==== INFORMATION SUPPLIED
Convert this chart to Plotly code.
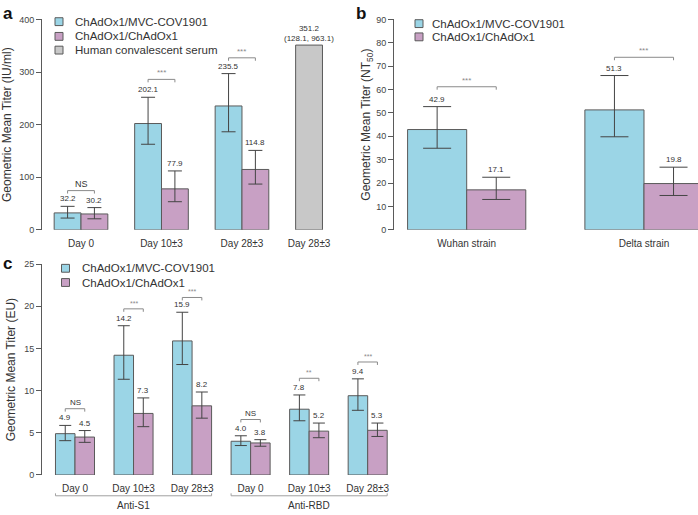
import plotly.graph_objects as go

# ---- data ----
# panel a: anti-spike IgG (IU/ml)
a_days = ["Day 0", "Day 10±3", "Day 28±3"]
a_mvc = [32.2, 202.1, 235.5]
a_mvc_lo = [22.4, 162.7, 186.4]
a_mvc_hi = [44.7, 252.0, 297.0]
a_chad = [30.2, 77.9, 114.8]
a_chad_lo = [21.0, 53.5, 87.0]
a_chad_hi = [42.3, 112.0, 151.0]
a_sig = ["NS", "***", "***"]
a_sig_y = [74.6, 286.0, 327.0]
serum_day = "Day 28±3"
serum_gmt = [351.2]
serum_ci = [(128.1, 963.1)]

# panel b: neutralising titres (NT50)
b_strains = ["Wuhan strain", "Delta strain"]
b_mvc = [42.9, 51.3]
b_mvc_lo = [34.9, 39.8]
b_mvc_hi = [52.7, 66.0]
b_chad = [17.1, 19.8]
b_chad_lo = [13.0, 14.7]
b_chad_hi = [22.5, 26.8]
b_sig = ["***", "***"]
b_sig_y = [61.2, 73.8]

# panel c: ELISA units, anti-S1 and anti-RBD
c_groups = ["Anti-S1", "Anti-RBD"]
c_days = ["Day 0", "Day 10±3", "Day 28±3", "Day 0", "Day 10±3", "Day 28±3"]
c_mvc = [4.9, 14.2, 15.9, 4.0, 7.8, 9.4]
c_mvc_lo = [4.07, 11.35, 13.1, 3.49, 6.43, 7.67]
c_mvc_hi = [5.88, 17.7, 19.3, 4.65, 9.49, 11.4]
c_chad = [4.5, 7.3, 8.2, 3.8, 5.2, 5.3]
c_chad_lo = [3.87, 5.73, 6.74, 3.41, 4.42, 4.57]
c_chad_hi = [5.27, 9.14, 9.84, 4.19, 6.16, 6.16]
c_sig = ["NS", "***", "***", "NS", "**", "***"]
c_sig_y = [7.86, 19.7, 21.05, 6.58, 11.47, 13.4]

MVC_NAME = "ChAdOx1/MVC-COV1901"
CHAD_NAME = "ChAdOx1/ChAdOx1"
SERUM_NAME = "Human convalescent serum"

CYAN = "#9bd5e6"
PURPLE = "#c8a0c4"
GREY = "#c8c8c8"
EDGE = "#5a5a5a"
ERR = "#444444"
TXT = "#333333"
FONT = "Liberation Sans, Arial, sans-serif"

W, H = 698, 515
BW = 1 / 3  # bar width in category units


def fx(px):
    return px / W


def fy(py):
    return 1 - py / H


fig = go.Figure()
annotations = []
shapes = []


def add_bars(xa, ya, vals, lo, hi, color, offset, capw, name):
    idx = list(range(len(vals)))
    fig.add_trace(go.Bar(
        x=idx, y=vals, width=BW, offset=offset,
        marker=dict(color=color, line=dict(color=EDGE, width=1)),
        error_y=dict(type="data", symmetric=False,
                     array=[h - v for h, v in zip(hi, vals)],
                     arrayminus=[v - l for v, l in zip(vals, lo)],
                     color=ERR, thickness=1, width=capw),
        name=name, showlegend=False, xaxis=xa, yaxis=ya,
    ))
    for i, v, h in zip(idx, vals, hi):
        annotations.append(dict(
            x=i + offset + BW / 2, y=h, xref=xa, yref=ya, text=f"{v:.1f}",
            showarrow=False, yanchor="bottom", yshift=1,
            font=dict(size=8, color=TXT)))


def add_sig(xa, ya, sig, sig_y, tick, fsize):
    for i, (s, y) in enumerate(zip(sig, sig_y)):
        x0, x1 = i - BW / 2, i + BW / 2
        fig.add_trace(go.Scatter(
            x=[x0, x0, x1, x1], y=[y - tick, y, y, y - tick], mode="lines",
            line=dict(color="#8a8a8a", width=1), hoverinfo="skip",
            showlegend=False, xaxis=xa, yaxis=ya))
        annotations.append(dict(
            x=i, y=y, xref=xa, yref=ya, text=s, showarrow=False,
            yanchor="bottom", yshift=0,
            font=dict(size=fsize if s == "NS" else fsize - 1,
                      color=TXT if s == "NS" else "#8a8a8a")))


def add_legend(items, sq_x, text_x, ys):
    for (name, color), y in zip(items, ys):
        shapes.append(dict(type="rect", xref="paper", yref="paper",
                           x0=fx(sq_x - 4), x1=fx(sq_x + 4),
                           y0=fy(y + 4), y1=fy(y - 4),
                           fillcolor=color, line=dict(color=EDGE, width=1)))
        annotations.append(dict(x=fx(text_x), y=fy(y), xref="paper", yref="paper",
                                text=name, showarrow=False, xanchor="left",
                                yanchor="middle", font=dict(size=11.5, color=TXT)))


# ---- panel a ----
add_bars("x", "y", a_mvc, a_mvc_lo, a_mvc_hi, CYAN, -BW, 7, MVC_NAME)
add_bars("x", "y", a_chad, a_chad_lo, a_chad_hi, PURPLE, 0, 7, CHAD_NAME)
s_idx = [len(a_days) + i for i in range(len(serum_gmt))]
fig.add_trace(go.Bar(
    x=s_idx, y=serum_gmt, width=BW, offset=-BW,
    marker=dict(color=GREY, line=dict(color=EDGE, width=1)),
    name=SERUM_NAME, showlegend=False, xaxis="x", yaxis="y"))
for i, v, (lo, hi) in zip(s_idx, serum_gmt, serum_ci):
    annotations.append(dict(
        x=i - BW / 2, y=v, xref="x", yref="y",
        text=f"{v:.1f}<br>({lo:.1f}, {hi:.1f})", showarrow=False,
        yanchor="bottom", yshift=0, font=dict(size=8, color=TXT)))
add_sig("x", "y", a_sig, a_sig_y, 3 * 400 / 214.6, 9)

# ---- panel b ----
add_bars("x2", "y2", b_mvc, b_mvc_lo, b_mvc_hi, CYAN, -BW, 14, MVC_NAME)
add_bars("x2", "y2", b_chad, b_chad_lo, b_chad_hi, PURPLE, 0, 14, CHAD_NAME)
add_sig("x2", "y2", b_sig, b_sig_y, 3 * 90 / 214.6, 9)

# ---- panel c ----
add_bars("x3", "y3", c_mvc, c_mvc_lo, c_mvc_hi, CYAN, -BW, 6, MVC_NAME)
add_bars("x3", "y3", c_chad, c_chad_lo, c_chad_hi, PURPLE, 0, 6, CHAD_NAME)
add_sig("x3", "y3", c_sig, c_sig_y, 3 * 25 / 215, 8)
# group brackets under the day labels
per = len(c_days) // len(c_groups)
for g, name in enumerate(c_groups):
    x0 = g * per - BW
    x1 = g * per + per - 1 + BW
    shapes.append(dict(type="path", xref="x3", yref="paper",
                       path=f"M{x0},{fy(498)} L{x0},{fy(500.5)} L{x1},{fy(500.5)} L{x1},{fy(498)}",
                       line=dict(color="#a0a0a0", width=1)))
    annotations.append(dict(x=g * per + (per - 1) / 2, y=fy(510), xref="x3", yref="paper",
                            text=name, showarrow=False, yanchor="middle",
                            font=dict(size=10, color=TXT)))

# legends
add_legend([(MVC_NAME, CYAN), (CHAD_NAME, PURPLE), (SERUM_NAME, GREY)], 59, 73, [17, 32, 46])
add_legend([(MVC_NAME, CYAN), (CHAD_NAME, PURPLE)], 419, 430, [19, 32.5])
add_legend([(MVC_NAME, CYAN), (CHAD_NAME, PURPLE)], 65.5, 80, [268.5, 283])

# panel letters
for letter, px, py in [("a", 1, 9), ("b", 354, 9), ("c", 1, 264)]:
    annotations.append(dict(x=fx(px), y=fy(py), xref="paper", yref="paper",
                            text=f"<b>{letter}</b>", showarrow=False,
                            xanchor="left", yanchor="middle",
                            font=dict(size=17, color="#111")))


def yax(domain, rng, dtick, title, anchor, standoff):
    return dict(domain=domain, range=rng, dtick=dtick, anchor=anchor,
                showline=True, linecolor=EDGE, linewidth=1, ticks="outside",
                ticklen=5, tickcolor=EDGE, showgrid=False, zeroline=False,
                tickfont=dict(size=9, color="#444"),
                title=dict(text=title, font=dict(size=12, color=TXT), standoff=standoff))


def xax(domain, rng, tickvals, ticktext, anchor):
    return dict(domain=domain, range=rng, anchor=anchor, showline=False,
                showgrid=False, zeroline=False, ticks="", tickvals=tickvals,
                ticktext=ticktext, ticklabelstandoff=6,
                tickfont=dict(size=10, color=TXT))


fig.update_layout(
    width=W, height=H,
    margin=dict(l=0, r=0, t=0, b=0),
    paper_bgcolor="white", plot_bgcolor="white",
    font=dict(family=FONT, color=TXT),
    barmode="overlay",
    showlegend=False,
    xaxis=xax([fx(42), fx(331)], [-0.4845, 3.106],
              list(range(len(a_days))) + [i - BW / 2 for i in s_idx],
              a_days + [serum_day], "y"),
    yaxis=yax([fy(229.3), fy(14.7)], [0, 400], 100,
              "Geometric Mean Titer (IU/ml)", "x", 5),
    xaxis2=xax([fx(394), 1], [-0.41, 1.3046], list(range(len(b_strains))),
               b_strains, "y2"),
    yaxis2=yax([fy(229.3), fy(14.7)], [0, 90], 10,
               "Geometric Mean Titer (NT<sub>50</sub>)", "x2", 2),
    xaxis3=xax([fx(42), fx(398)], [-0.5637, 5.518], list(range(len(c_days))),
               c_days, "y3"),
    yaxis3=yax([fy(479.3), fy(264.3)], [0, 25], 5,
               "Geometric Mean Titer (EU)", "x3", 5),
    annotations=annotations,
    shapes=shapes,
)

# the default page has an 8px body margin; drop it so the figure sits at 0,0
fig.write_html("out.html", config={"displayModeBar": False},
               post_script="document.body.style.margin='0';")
========
## [TASK GOAL]
Restate exactly, please, only the lines between the start of the data and the line containing "import plotly.graph_objects as go", both ends included, skipping the pictures.

## [FULL OUTPUT]
Convert this chart to Plotly code.
import plotly.graph_objects as go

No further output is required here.